TASK REQUIREMENTS -> Only the lines from the start of the data below through the line that contains "anchor=base] (title) at" are to be copied, exactly and without pictures.

++++++++++

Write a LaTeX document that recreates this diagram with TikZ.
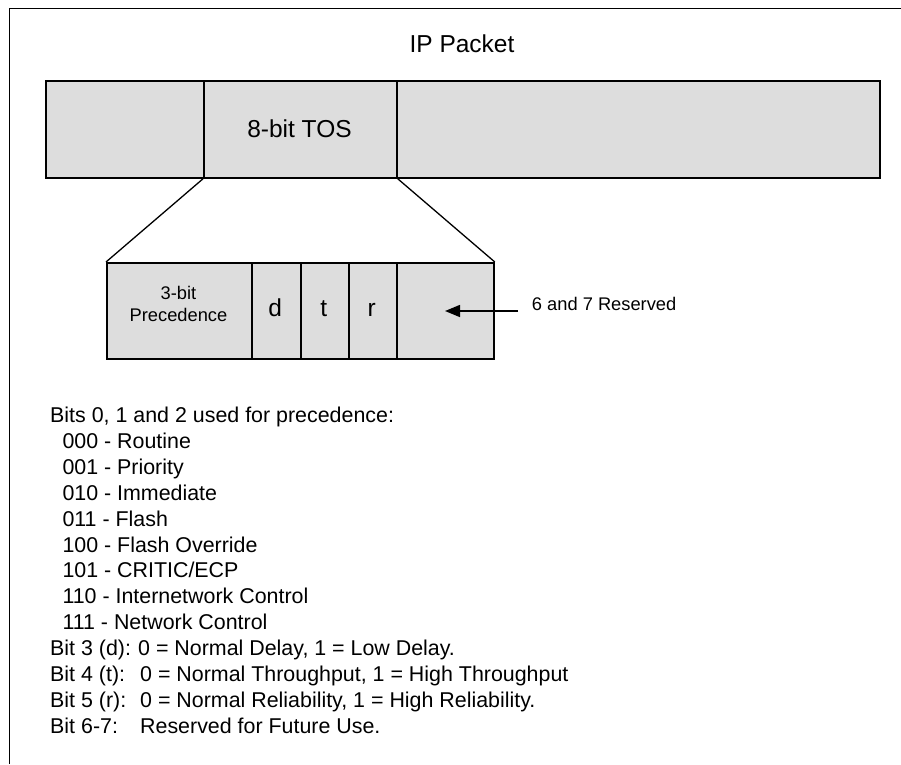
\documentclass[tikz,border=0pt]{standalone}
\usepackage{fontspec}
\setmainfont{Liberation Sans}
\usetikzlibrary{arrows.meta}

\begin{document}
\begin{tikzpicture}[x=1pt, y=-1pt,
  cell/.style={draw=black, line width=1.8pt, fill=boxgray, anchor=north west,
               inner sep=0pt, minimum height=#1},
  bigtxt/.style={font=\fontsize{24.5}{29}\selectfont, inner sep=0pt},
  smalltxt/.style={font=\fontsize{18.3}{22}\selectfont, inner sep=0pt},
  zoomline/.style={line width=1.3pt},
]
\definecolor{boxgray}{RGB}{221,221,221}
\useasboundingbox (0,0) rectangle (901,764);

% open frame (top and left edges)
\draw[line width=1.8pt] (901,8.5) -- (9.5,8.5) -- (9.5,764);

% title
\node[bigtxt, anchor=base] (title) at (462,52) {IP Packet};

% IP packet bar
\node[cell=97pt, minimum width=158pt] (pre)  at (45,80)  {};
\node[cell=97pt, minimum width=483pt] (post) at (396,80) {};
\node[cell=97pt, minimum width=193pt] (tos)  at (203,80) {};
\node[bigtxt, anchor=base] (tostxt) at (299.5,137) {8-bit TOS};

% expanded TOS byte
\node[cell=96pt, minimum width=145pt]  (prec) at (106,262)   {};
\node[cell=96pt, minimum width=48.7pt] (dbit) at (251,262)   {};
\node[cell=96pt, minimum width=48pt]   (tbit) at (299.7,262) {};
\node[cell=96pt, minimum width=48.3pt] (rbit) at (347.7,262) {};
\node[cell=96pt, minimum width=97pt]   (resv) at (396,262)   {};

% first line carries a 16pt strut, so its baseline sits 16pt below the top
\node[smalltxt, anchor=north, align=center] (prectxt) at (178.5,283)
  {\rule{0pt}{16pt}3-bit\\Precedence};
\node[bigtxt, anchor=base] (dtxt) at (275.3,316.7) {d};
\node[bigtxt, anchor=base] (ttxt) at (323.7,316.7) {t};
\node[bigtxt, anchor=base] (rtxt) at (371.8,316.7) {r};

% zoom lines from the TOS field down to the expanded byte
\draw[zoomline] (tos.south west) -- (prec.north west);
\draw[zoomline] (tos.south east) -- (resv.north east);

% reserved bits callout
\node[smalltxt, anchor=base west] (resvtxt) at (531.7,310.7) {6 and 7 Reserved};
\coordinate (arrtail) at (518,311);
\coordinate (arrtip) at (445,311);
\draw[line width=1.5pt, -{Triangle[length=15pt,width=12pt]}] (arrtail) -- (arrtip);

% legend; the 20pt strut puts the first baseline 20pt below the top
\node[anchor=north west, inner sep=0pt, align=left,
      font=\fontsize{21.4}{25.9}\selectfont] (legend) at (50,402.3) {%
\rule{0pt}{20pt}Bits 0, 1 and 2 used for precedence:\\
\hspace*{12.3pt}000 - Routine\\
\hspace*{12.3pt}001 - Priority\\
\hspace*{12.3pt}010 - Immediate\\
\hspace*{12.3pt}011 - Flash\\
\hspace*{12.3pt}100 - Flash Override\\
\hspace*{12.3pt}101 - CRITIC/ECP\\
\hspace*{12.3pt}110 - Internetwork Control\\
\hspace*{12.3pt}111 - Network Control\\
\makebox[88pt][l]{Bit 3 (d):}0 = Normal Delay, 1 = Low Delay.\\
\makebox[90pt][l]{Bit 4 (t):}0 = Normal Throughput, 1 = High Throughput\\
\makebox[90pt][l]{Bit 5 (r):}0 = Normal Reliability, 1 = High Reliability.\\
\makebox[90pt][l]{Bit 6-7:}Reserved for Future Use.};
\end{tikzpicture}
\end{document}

++++++++++

PROBLEM SOLUTION ->
Write a LaTeX document that recreates this diagram with TikZ.
\documentclass[tikz,border=0pt]{standalone}
\usepackage{fontspec}
\setmainfont{Liberation Sans}
\usetikzlibrary{arrows.meta}

\begin{document}
\begin{tikzpicture}[x=1pt, y=-1pt,
  cell/.style={draw=black, line width=1.8pt, fill=boxgray, anchor=north west,
               inner sep=0pt, minimum height=#1},
  bigtxt/.style={font=\fontsize{24.5}{29}\selectfont, inner sep=0pt},
  smalltxt/.style={font=\fontsize{18.3}{22}\selectfont, inner sep=0pt},
  zoomline/.style={line width=1.3pt},
]
\definecolor{boxgray}{RGB}{221,221,221}
\useasboundingbox (0,0) rectangle (901,764);

% open frame (top and left edges)
\draw[line width=1.8pt] (901,8.5) -- (9.5,8.5) -- (9.5,764);

% title
\node[bigtxt, anchor=base] (title) at (462,52) {IP Packet};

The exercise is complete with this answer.